Daily Management Review

Fewer Options Available To Central Bankers To Respond To Next Recession


The central banks of the world might not have the resources to fight a serious recession. 
During the last financial crisis, dramatic and unorthodox steps were taken by the central banks to prevent economic collapse. The measures included slashing of interest rates and expended trillions on bonds in the consequent years as a part of their efforts to stimulate the economies after recession and induce growth.
But now the most important of the global central banks are now reversing those polices and measures a decade later.
Still most of the developed economies have very low rates of interest and they are in the negative n some countries. Some of the bonds it bought are being unloaded by the US Federal Reserve. However that has not so far been done by central banks in Europe and Japan. The question that economists are putting forward is whether the central banks have carried on with their very low and sometimes negative rates of interest for too long and consequently are not in a position to fight off a fresh financial crisis.
"If we have a recession, I think it's going to be worse than normal," said Kenneth Rogoff, a professor at Harvard University and former chief economist at the International Monetary Fund. "It will be more difficult to respond."
Central banks are also being impeded by politics. While threats of political interference have been faced by central banks in countries like India and Turkey, the US Fed has been repeatedly criticised by the US president Donald Trump.
Additionally, the forecast for the growth of the global economy has come down amidst rising trade tensions and trade wars which have resulted in slowdown in the growth of large economies such as China and Germany.
The global growth forecast for 2019 have been reduced by the International Monetary Fund and the World Bank and there are apprehensions that there would be more issues with the rising interest rates in the US, the ongoing trade war and conflicts and the possible impact of Brexit.
While none anticipated that there would be continued synchronous global growth for ever, many believe that the capacity of the central banks to respond to a sharp slowdown now has been diminished by their actions over the past 10 years.
"Think of a car travelling on a bumpy road with no spare tires.
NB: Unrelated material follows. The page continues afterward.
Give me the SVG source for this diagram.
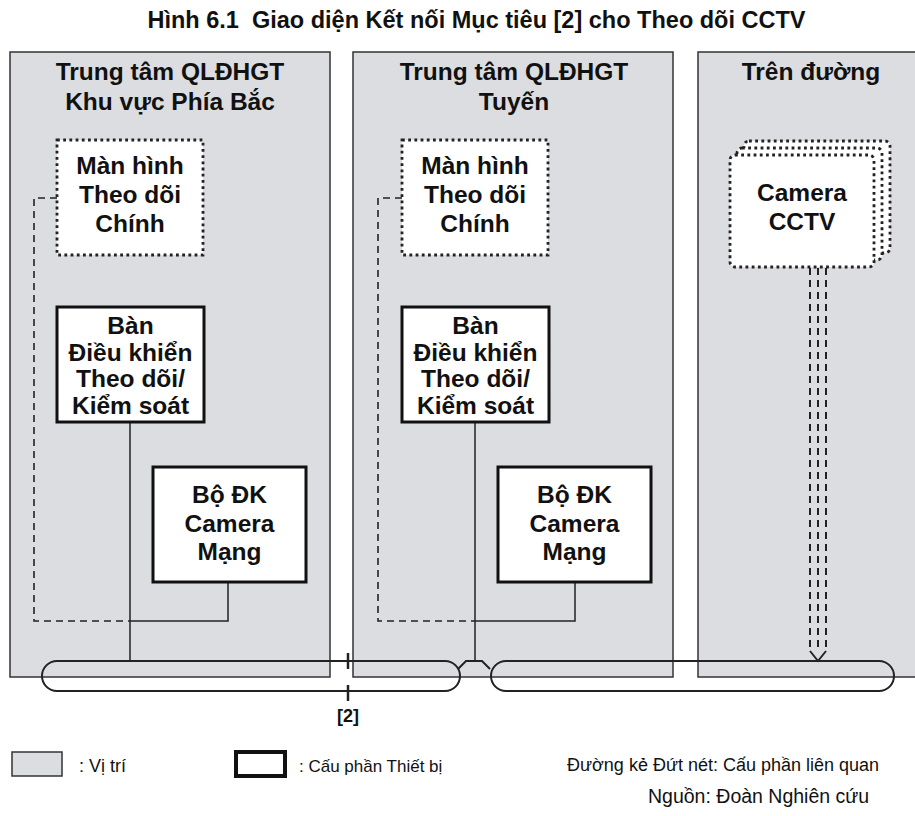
<svg xmlns="http://www.w3.org/2000/svg" width="915" height="816" viewBox="0 0 915 816">
<style>
.panel{fill:#dcdde0;stroke:#333;stroke-width:1.5}
.thick{fill:#fff;stroke:#111;stroke-width:3}
.dotted{fill:#fff;stroke:#222;stroke-width:2.8;stroke-dasharray:2.8 3.4}
.wire{fill:none;stroke:#222;stroke-width:1.5}
.dash{fill:none;stroke:#222;stroke-width:1.6;stroke-dasharray:7 5}
.bus{fill:none;stroke:#222;stroke-width:2}
.t{font-family:"Liberation Sans",Arial,sans-serif;font-weight:bold;font-size:24.5px;text-anchor:middle;fill:#111}
.n{font-family:"Liberation Sans",Arial,sans-serif;font-size:17px;fill:#111}
</style>
<rect width="915" height="816" fill="#fff"/>
<text x="476.5" y="28" class="t" style="font-size:23.5px">Hình 6.1&#160; Giao diện Kết nối Mục tiêu [2] cho Theo dõi CCTV</text>

<g id="panel-north">
<rect class="panel" x="10" y="52" width="320" height="625"/>
<text class="t" x="170" y="80">Trung tâm QLĐHGT</text>
<text class="t" x="170" y="110">Khu vực Phía Bắc</text>
</g>
<g id="panel-route">
<rect class="panel" x="353" y="52" width="320" height="625"/>
<text class="t" x="514" y="80">Trung tâm QLĐHGT</text>
<text class="t" x="514" y="110">Tuyến</text>
</g>
<g id="panel-road">
<rect class="panel" x="698" y="52" width="230" height="625"/>
<text class="t" x="811" y="80">Trên đường</text>
</g>

<g id="connectors">
<path class="wire" d="M130,422V661M228,582V621H130"/>
<path class="dash" d="M57,198H34V621H130"/>
<path class="wire" d="M475,422V661M575,582V621H475"/>
<path class="dash" d="M402,198H378V621H475"/>
<path class="dash" d="M810,268V650M818,268V650M826,268V650" style="stroke-width:2"/>
<path class="wire" d="M810,651L818,661L826,651" style="stroke-width:2"/>
</g>

<g id="bus">
<rect class="bus" x="42" y="661" width="418" height="30" rx="15"/>
<rect class="bus" x="491" y="661" width="403" height="30" rx="15"/>
<path class="bus" d="M458,669L466,661H482L490,669"/>
<path class="bus" d="M348,653V669M348,685V701" style="stroke-width:2.5"/>
<text class="t" x="348" y="722" style="font-size:18px">[2]</text>
</g>

<g id="monitor-north">
<rect class="dotted" x="57" y="140" width="146" height="115"/>
<text class="t" x="130" y="174">Màn hình</text>
<text class="t" x="130" y="203">Theo dõi</text>
<text class="t" x="130" y="232">Chính</text>
</g>
<g id="monitor-route">
<rect class="dotted" x="402" y="140" width="146" height="115"/>
<text class="t" x="475" y="174">Màn hình</text>
<text class="t" x="475" y="203">Theo dõi</text>
<text class="t" x="475" y="232">Chính</text>
</g>
<g id="console-north">
<rect class="thick" x="57" y="307" width="147" height="115"/>
<text class="t" x="130.5" y="334">Bàn</text>
<text class="t" x="130.5" y="360.5">Điều khiển</text>
<text class="t" x="130.5" y="387">Theo dõi/</text>
<text class="t" x="130.5" y="413.5">Kiểm soát</text>
</g>
<g id="console-route">
<rect class="thick" x="402" y="307" width="147" height="115"/>
<text class="t" x="475.5" y="334">Bàn</text>
<text class="t" x="475.5" y="360.5">Điều khiển</text>
<text class="t" x="475.5" y="387">Theo dõi/</text>
<text class="t" x="475.5" y="413.5">Kiểm soát</text>
</g>
<g id="ctrl-north">
<rect class="thick" x="153" y="467" width="153" height="115"/>
<text class="t" x="229.5" y="503">Bộ ĐK</text>
<text class="t" x="229.5" y="531.5">Camera</text>
<text class="t" x="229.5" y="560">Mạng</text>
</g>
<g id="ctrl-route">
<rect class="thick" x="498" y="467" width="153" height="115"/>
<text class="t" x="574.5" y="503">Bộ ĐK</text>
<text class="t" x="574.5" y="531.5">Camera</text>
<text class="t" x="574.5" y="560">Mạng</text>
</g>
<g id="camera">
<rect class="dotted" x="744" y="141" width="146" height="112" rx="5"/>
<rect class="dotted" x="737" y="148" width="145" height="112" rx="5"/>
<rect class="dotted" x="730" y="155" width="144" height="112" rx="5"/>
<text class="t" x="802" y="201">Camera</text>
<text class="t" x="802" y="230">CCTV</text>
</g>

<g id="legend">
<rect x="12" y="752" width="50" height="24" fill="#dcdde0" stroke="#333" stroke-width="1.5"/>
<text class="n" x="79" y="772" style="font-size:18px">: Vị trí</text>
<rect x="236" y="752" width="49" height="24" fill="#fff" stroke="#111" stroke-width="4"/>
<text class="n" x="299" y="772">: Cấu phần Thiết bị</text>
<text class="n" x="567" y="771" style="font-size:18px">Đường kẻ Đứt nét: Cấu phần liên quan</text>
<text class="n" x="648" y="803" style="font-size:19.5px">Nguồn: Đoàn Nghiên cứu</text>
</g>
</svg>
You really don't want to have another blown tire," said Mohamed El-Erian, the chief economic adviser at Allianz (AZSEY).
The US fed is in a somewhat better position to ward off an impending financial crisis because the central bank has raised interest rates in the US four times during 2018, El-Erian said. However, currently set between 2.25% and 2.5%, the benchmark rate is still at historic low, that limits its options to bring down rates to spur growth in case there is a financial crisis. "Even the Fed has less flexibility than in the past," he said.
The position, in terms of benchmark interest rates, is worse for European Central Bank and the Bank of Japan. The key lending rate of the ECB is 0 per cent while its rate of interest against deposit is -0.4 per cent. And since 2016, the short-term rates have been in negative territory in Japan.
"They're very limited in what they can do," Rogoff said.